Pass law and pay land rates

Higher Education Minister William Ruto has once again claimed the poor will be required to pay land rates, if the Proposed Constitution is adopted in the August 4 referendum.

He said the proposed set of laws demanded that local people must pay taxes for their houses and land, which he described as "draconian law" and cautioned Kenyans against voting for it.

"The local people are too poor to pay rates for their houses and land," he said adding that land crisis facing the Rift Valley and the Coast provinces must be dealt with care. He was addressing a rally at Mariakani in Mombasa, on Saturday.

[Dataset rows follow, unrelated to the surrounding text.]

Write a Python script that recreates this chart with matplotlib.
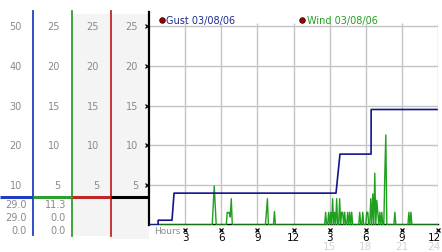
import numpy as np
import matplotlib
matplotlib.use("Agg")
import matplotlib.pyplot as plt
from matplotlib.transforms import blended_transform_factory
from matplotlib.patches import Rectangle

# Data
title_gust = "Gust 03/08/06"
title_wind = "Wind 03/08/06"

# gust steps (hours since start, mph on the 0-50 scale)
gust_hours = [0.0, 0.75, 0.76, 1.91, 2.08, 15.53, 15.86, 18.44, 18.45, 23.92]
gust_mph = [0.0, 0.0, 1.2, 1.2, 8.0, 8.0, 17.8, 17.8, 29.0, 29.0]

# wind is sampled every 5 minutes, only non-zero readings listed
wind_samples = [64, 65, 66, 78, 79, 80, 81, 82, 117, 118, 125,
                176, 179, 181, 183, 185, 187, 190, 192, 193, 195, 198, 200, 202,
                210, 213, 217, 218, 221, 223, 225, 227, 228, 230, 232, 235, 236,
                245, 259, 261]
wind_mph = [2.4, 4.9, 2.4, 1.6, 1.5, 1.6, 1.0, 3.3, 1.6, 3.3, 1.7,
            1.6, 1.6, 1.6, 3.3, 1.6, 3.3, 3.3, 1.6, 1.6, 1.6, 1.6, 1.6, 1.6,
            1.6, 1.6, 1.6, 1.6, 3.3, 3.9, 6.5, 3.1, 1.6, 1.6, 1.6, 6.4, 11.3,
            1.6, 1.6, 1.6]

gust_scale = [50, 40, 30, 20, 10]
wind_scale = [25, 20, 15, 10, 5]
gust_stats = ["29.0", "29.0", "0.0"]
wind_stats = ["11.3", "0.0", "0.0"]

hour_ticks = [3, 6, 9, 12, 15, 18, 21, 24]
hour_labels = ["3", "6", "9", "12", "3", "6", "9", "12"]
hour_labels_2 = ["15", "18", "21", "24"]

# full 5 minute series
wind_hours = np.arange(289) / 12.0
wind = np.zeros(289)
wind[wind_samples] = wind_mph

W, H = 442, 253
fig = plt.figure(figsize=(W / 100, H / 100), dpi=100)

# pixel-coordinate layer for the left panel
panel = fig.add_axes([0, 0, 1, 1], zorder=0)
panel.set_xlim(0, W)
panel.set_ylim(H, 0)
panel.axis("off")

ax = fig.add_axes([149 / W, 27 / H, 289 / W, 212.7 / H], zorder=1)
ax.set_xlim(0, 24)
ax.set_ylim(0, 26.7)
ax2 = ax.twinx()
ax2.set_ylim(0, 53.4)

grid_c = "#c4c4c4"
blue = "#1f3fbf"
green = "#2e9e2e"
red = "#c02828"
gray = "#8a8a8a"

# grid
ax.hlines(wind_scale, 0, 24, color=grid_c, lw=1, zorder=0)
ax.vlines(hour_ticks, 0, 25.3, color=grid_c, lw=1, zorder=0)

ax2.plot(gust_hours, gust_mph, color="#14148a", lw=1.2, zorder=3)
ax.plot(wind_hours, wind, color="#1fa01f", lw=1, zorder=4)

for a in (ax, ax2):
    a.set_xticks([])
    a.set_yticks([])
    for s in a.spines.values():
        s.set_visible(False)
ax.spines["left"].set_visible(True)
ax.spines["left"].set_color("black")
ax.spines["left"].set_linewidth(1.6)
ax.spines["bottom"].set_visible(True)
ax.spines["bottom"].set_color("black")
ax.spines["bottom"].set_linewidth(1)
ax.spines["bottom"].set_position(("data", 0.13))

# left panel backgrounds and column lines
panel.add_patch(Rectangle((72.5, 15), 38.5, 222, color="#f4f4f4", lw=0))
panel.add_patch(Rectangle((111, 15), 38, 225, color="#f4f4f4", lw=0))
panel.plot([33, 33], [12, 236], color=blue, lw=1.3)
panel.plot([72, 72], [12, 237], color=green, lw=1.3)
panel.plot([111, 111], [12, 237], color=red, lw=1.3)
for x0, x1, c in [(0, 33, blue), (33, 72, green), (72, 111, red), (111, 149, "black")]:
    panel.plot([x0, x1], [197.7, 197.7], color=c, lw=2.2, solid_capstyle="butt")

tw = blended_transform_factory(panel.transData, ax.transData)
tg = blended_transform_factory(panel.transData, ax2.transData)
for v in gust_scale:
    panel.text(22, v, str(v), transform=tg, ha="right", va="center", fontsize=7, color=gray)
for x in (60, 99, 138):
    for v in wind_scale:
        panel.text(x, v, str(v), transform=tw, ha="right", va="center", fontsize=7, color=gray)

# small x markers on the axes
panel.plot([146.5] * len(wind_scale), wind_scale, transform=tw, ls="none",
           marker="x", ms=2.8, mew=0.9, color="black")
tx = blended_transform_factory(ax.transData, panel.transData)
panel.plot(hour_ticks, [230.5] * len(hour_ticks), transform=tx, ls="none",
           marker="x", ms=2.8, mew=0.9, color="black", clip_on=False)

for h, lab in zip(hour_ticks, hour_labels):
    if h == 24:
        panel.text(441, 238.5, lab, ha="right", va="center", fontsize=7.5, color="black")
    else:
        panel.text(h, 238.5, lab, transform=tx, ha="center", va="center", fontsize=7.5, color="black")
for h, lab in zip(hour_ticks[4:], hour_labels_2):
    if h == 24:
        panel.text(441, 247.5, lab, ha="right", va="center", fontsize=7.5, color="#d4d4d4")
    else:
        panel.text(h, 247.5, lab, transform=tx, ha="center", va="center", fontsize=7.5, color="#d4d4d4")
panel.text(154, 232, "Hours", ha="left", va="center", fontsize=6.5, color=gray)

# stats under the scales
for i, y in enumerate([205, 218.5, 231.5]):
    panel.text(26.7, y, gust_stats[i], ha="right", va="center", fontsize=7, color=gray)
    panel.text(66, y, wind_stats[i], ha="right", va="center", fontsize=7, color=gray)

# legend entries, drawn on the top axes so the white plot area does not hide them
ax2.plot([161.5, 302], [20.5, 20.5], transform=panel.transData, ls="none", marker="o", ms=4,
         mfc="#a00000", mec="#400000", mew=0.6, clip_on=False)
ax2.text(166, 20.5, title_gust, transform=panel.transData, ha="left", va="center",
         fontsize=7, color="#1c2c90")
ax2.text(307, 20.5, title_wind, transform=panel.transData, ha="left", va="center",
         fontsize=7, color="#20a020")

fig.savefig("out.png", dpi=100)
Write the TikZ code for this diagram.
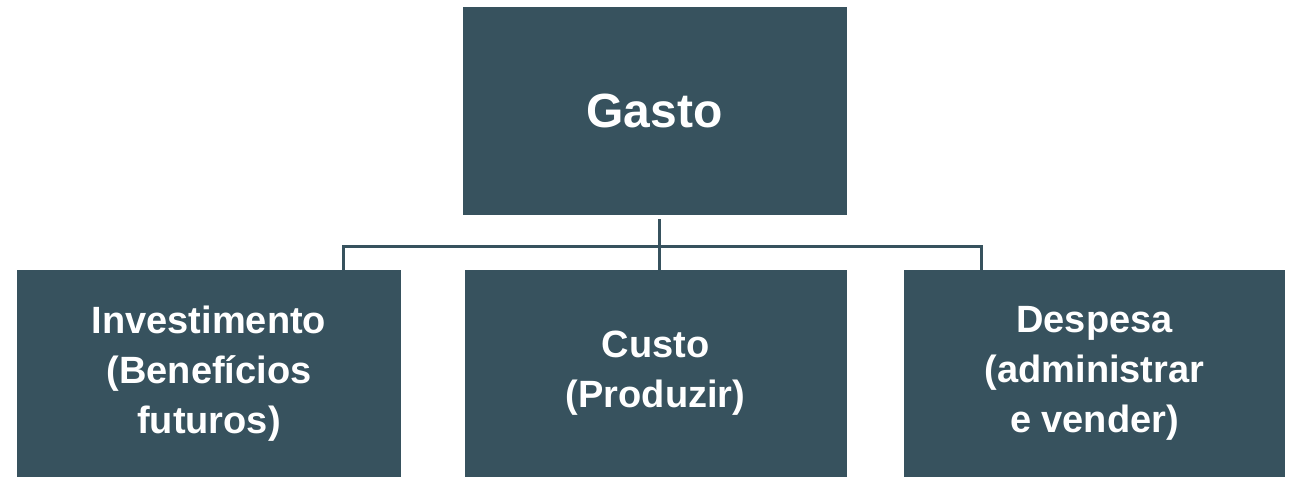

Accompanied by MPs Wilfred Machage (Kuria) and Kiema Kilonzo (Mutitu), former MPs Lucas Maitha and Anania Mwaboza, and two Mombasa lawyers, Ruto said the land chapter in the draft laws would complicate the land crisis.

Ruto said both the ‘No’ and the ‘Yes’ camps were aware of the faulty clauses in the draft but the difference was in the method to resolve them and when.

While the ‘No’ team has demanded the amendment of the constitution before the referendum, the ‘Yes’ team wants amendments after passing the law. He said the opponents were under pressure from the US and other foreign powers to have a new constitution.

Ruto said the Coast residents rejected the Wako Draft in 2005 due to absence of federalism and wondered how the ‘Yes’ team was trying to bring counties as majimbo (federalism).

He said the Kenya National Land Commission, which would sit in Nairobi was going to complicate matters for the landless.

"We want a team to sit in the local village and handle the land crises that face many people and not the commission," he said.

Machage said his suspension from the Government has given him more time to campaign against the ‘faulty’ draft law.

He introduced another controversy; that the proposed laws have no provisions on the boundaries of Kenya as a country.

"In the Proposed Constitution, we do not have the boundary of Kenya and should not be accepted," he said.

Lawyers Yusuf Abubakar and William Kenga said there would be six counties in the Coast Province and they would be given only Sh12 billion out of the more than Sh200 billion set for the Government per year.

"The counties are not going to help us. We wanted majimbo to manage our affairs and counties are not the better option," Yusuf said.